One of the most revealing things Whedon ever has said about Goners, it turns out, is that he considers it an antidote to “the horror movie with the expendable human beings in it” because he “[doesn’t] believe any human beings are”.
There’s a moment in the later draft of Goners where this is made starkly, remarkably clear, and for the first half dozen or so times reading it I simply missed it. He holds to that idea so strongly that it’s at the center of a larger mythology surrounding Mia, Violet, and the others that’s entirely different from the one used in the earlier draft. Once you see that moment for what it is, it’s impossible to shake the idea that it might even be something of a tough sell to an audience. There’s an expectation, yet it deliberately is left unmet, because for the story to be what Whedon says it is, it must be unmet.
On the surface, the actions of this moment occur in the original draft, but in every real and meaningful way the moment itself does not. Not really.
There’s a lot more going on in the original draft, but the story at the core I don’t think really comes out until Whedon has to subject himself to that frustrating process of rewrites. Whatever notes he received seem to have prompted (forced?) him to strip the story down to an essential core.

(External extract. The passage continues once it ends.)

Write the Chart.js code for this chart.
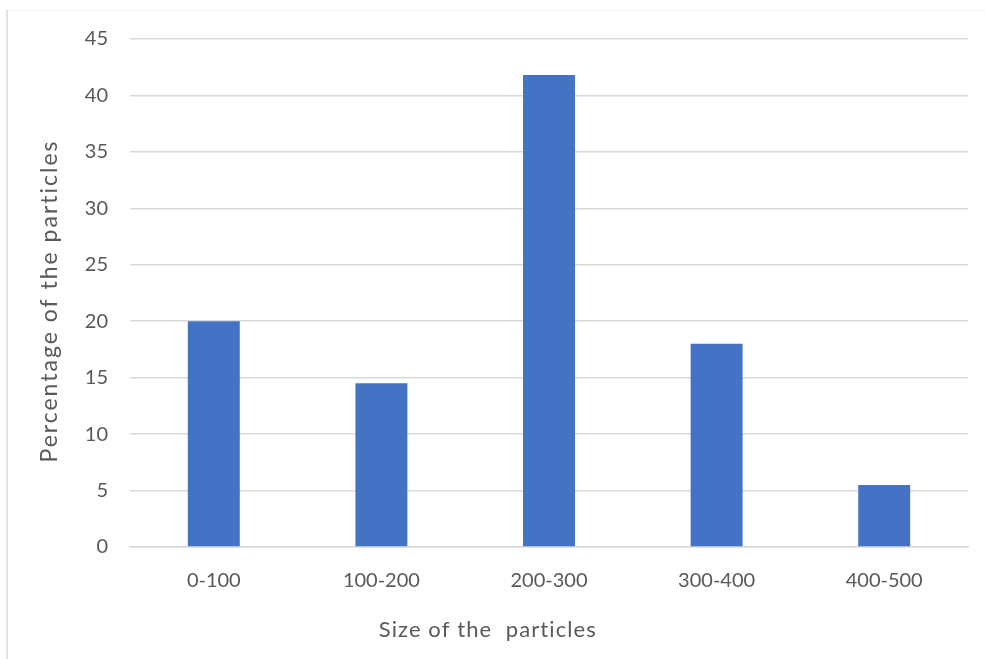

Not long ago, despite everything he’s said about how he doesn’t like to go back and revisit things from other parts of his creative life, Whedon revealed that Goners still has a place in his heart.
“Every now and then, it crops up in my head,” he said. “A lot of my stories that I’ve told, I’m like, I’m past that stage of storytelling, or I got it out of my system, and it’s hard to work up the energy to go back. Every now and then with Goners, I’m like, there’s something about this that hasn’t been expressed yet.”
That something precisely is what those rewrites, despite the low, quietly-distressed moan they later prompted from him, apparently led him to find after he peeled away the more complex layers in the scenario of his original draft. Once he stumbled upon that something that hasn’t been expressed yet, Goners found itself.
Presuming that the first draft I read in fact was the final draft before the project spiraled into the lowest rings of development hell, it still has issues. There’s a problematic character name that I’m quite sure was taken from a Grateful Dead song but carries racist European baggage. Two minor characters, among the only ones specifically to have their races specified, really ought to have those races swapped. Some characters who were more developed in the earlier draft perhaps have had a little too much of that stripped away in the later one.
These would be necessary tweaks, not wholesale rewrites. The first draft I read, however late in the rewrites process it came, essentially feels like it’s ready to go.
Will we ever see it?
I don’t think I really believe it will ever be a movie. But there are other venues, other mediums.
I’ll never quite entirely give up hope, even if I won’t be holding my breath. I still sometimes fantasize about how I’d shoot it: nothing like The Avengers, not even like Serenity; more grounded like the Whedon-written and -produced but Brin Hill-directed In Your Eyes.
(Since the original version of this post, I’ve even mapped out how an expanded version of the later draft could be structured as a short season of television. Lately I’ve started finding ways to make Mia not “painfully shy”, as described by Whedon, but instead actually autistic.)
I still want to see its mythologizing of the thoughtless bullshit of the city. I still want to see its argument for the unexpendability of human beings.
I like to think that Mia is still out there, somewhere, waiting. The world might have forgotten about her, but I haven’t.